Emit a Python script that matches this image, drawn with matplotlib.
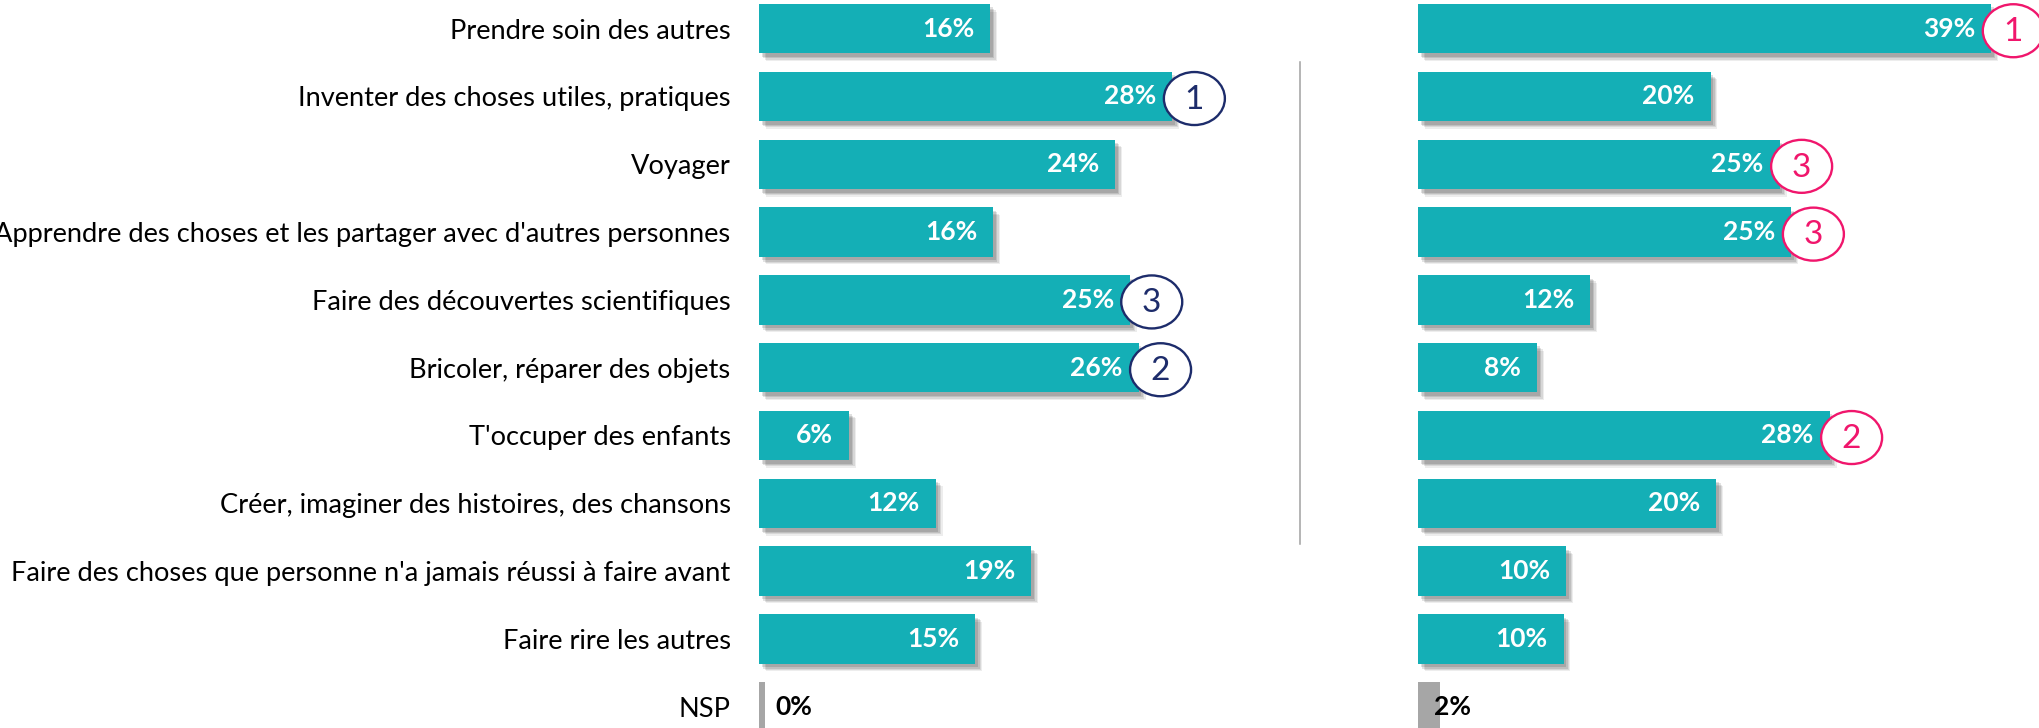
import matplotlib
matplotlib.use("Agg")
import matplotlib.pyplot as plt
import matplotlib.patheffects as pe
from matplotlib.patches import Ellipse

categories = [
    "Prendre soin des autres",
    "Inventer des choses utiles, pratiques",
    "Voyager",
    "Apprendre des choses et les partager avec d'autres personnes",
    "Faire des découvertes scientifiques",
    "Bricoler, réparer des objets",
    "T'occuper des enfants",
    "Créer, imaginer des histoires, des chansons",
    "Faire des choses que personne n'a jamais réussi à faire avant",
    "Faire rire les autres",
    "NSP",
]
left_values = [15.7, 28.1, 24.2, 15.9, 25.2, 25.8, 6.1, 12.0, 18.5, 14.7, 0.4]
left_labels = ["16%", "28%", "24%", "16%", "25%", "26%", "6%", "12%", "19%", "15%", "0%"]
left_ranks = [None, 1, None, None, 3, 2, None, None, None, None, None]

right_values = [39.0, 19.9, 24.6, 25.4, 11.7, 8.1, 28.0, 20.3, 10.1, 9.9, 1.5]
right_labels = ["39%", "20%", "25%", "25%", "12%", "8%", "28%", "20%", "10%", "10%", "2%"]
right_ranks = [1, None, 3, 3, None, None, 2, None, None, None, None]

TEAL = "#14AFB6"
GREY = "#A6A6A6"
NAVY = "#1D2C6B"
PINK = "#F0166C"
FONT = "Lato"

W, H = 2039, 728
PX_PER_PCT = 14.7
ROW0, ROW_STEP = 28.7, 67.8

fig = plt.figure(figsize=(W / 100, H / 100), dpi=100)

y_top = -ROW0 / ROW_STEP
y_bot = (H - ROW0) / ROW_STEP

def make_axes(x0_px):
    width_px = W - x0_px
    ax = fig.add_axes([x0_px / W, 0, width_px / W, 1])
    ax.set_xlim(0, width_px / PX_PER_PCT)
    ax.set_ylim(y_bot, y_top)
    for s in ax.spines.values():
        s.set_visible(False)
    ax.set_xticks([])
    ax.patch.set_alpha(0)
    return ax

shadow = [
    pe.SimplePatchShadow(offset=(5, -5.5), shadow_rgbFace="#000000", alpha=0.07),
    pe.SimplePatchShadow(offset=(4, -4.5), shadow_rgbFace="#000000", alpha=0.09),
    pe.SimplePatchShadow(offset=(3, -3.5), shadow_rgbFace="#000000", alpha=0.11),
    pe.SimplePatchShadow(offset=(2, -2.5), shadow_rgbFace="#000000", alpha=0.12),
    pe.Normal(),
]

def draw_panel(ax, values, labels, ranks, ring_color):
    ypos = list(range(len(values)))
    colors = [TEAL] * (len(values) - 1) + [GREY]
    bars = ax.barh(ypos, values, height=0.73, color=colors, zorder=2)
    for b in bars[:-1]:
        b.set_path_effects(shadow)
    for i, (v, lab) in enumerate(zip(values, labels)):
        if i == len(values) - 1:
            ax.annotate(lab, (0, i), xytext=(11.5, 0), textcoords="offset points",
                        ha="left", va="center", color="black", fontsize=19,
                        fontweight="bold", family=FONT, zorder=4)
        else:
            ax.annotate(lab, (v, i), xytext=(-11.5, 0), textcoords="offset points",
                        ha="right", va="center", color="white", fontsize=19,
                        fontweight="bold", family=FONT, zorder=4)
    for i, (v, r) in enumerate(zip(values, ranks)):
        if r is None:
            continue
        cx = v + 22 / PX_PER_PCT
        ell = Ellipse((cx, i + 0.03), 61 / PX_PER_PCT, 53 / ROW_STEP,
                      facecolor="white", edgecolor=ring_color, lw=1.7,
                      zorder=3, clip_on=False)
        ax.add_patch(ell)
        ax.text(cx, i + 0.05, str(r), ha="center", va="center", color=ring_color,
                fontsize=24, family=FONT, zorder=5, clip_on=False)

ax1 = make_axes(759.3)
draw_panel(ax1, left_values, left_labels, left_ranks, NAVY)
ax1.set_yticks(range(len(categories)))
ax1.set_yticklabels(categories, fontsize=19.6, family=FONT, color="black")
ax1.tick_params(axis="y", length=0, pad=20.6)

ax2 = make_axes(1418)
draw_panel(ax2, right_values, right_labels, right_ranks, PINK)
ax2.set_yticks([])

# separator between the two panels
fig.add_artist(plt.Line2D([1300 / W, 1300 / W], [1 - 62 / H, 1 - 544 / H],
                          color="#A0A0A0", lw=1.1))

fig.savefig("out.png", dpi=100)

■ TASK ■
The material above holds pictures; copy everything else in it exactly.

■ EXERCISE ANSWER ■
Emit a Python script that matches this image, drawn with matplotlib.
import matplotlib
matplotlib.use("Agg")
import matplotlib.pyplot as plt
import matplotlib.patheffects as pe
from matplotlib.patches import Ellipse

categories = [
    "Prendre soin des autres",
    "Inventer des choses utiles, pratiques",
    "Voyager",
    "Apprendre des choses et les partager avec d'autres personnes",
    "Faire des découvertes scientifiques",
    "Bricoler, réparer des objets",
    "T'occuper des enfants",
    "Créer, imaginer des histoires, des chansons",
    "Faire des choses que personne n'a jamais réussi à faire avant",
    "Faire rire les autres",
    "NSP",
]
left_values = [15.7, 28.1, 24.2, 15.9, 25.2, 25.8, 6.1, 12.0, 18.5, 14.7, 0.4]
left_labels = ["16%", "28%", "24%", "16%", "25%", "26%", "6%", "12%", "19%", "15%", "0%"]
left_ranks = [None, 1, None, None, 3, 2, None, None, None, None, None]

right_values = [39.0, 19.9, 24.6, 25.4, 11.7, 8.1, 28.0, 20.3, 10.1, 9.9, 1.5]
right_labels = ["39%", "20%", "25%", "25%", "12%", "8%", "28%", "20%", "10%", "10%", "2%"]
right_ranks = [1, None, 3, 3, None, None, 2, None, None, None, None]

TEAL = "#14AFB6"
GREY = "#A6A6A6"
NAVY = "#1D2C6B"
PINK = "#F0166C"
FONT = "Lato"

W, H = 2039, 728
PX_PER_PCT = 14.7
ROW0, ROW_STEP = 28.7, 67.8

fig = plt.figure(figsize=(W / 100, H / 100), dpi=100)

y_top = -ROW0 / ROW_STEP
y_bot = (H - ROW0) / ROW_STEP

def make_axes(x0_px):
    width_px = W - x0_px
    ax = fig.add_axes([x0_px / W, 0, width_px / W, 1])
    ax.set_xlim(0, width_px / PX_PER_PCT)
    ax.set_ylim(y_bot, y_top)
    for s in ax.spines.values():
        s.set_visible(False)
    ax.set_xticks([])
    ax.patch.set_alpha(0)
    return ax

shadow = [
    pe.SimplePatchShadow(offset=(5, -5.5), shadow_rgbFace="#000000", alpha=0.07),
    pe.SimplePatchShadow(offset=(4, -4.5), shadow_rgbFace="#000000", alpha=0.09),
    pe.SimplePatchShadow(offset=(3, -3.5), shadow_rgbFace="#000000", alpha=0.11),
    pe.SimplePatchShadow(offset=(2, -2.5), shadow_rgbFace="#000000", alpha=0.12),
    pe.Normal(),
]

def draw_panel(ax, values, labels, ranks, ring_color):
    ypos = list(range(len(values)))
    colors = [TEAL] * (len(values) - 1) + [GREY]
    bars = ax.barh(ypos, values, height=0.73, color=colors, zorder=2)
    for b in bars[:-1]:
        b.set_path_effects(shadow)
    for i, (v, lab) in enumerate(zip(values, labels)):
        if i == len(values) - 1:
            ax.annotate(lab, (0, i), xytext=(11.5, 0), textcoords="offset points",
                        ha="left", va="center", color="black", fontsize=19,
                        fontweight="bold", family=FONT, zorder=4)
        else:
            ax.annotate(lab, (v, i), xytext=(-11.5, 0), textcoords="offset points",
                        ha="right", va="center", color="white", fontsize=19,
                        fontweight="bold", family=FONT, zorder=4)
    for i, (v, r) in enumerate(zip(values, ranks)):
        if r is None:
            continue
        cx = v + 22 / PX_PER_PCT
        ell = Ellipse((cx, i + 0.03), 61 / PX_PER_PCT, 53 / ROW_STEP,
                      facecolor="white", edgecolor=ring_color, lw=1.7,
                      zorder=3, clip_on=False)
        ax.add_patch(ell)
        ax.text(cx, i + 0.05, str(r), ha="center", va="center", color=ring_color,
                fontsize=24, family=FONT, zorder=5, clip_on=False)

ax1 = make_axes(759.3)
draw_panel(ax1, left_values, left_labels, left_ranks, NAVY)
ax1.set_yticks(range(len(categories)))
ax1.set_yticklabels(categories, fontsize=19.6, family=FONT, color="black")
ax1.tick_params(axis="y", length=0, pad=20.6)

ax2 = make_axes(1418)
draw_panel(ax2, right_values, right_labels, right_ranks, PINK)
ax2.set_yticks([])

# separator between the two panels
fig.add_artist(plt.Line2D([1300 / W, 1300 / W], [1 - 62 / H, 1 - 544 / H],
                          color="#A0A0A0", lw=1.1))

fig.savefig("out.png", dpi=100)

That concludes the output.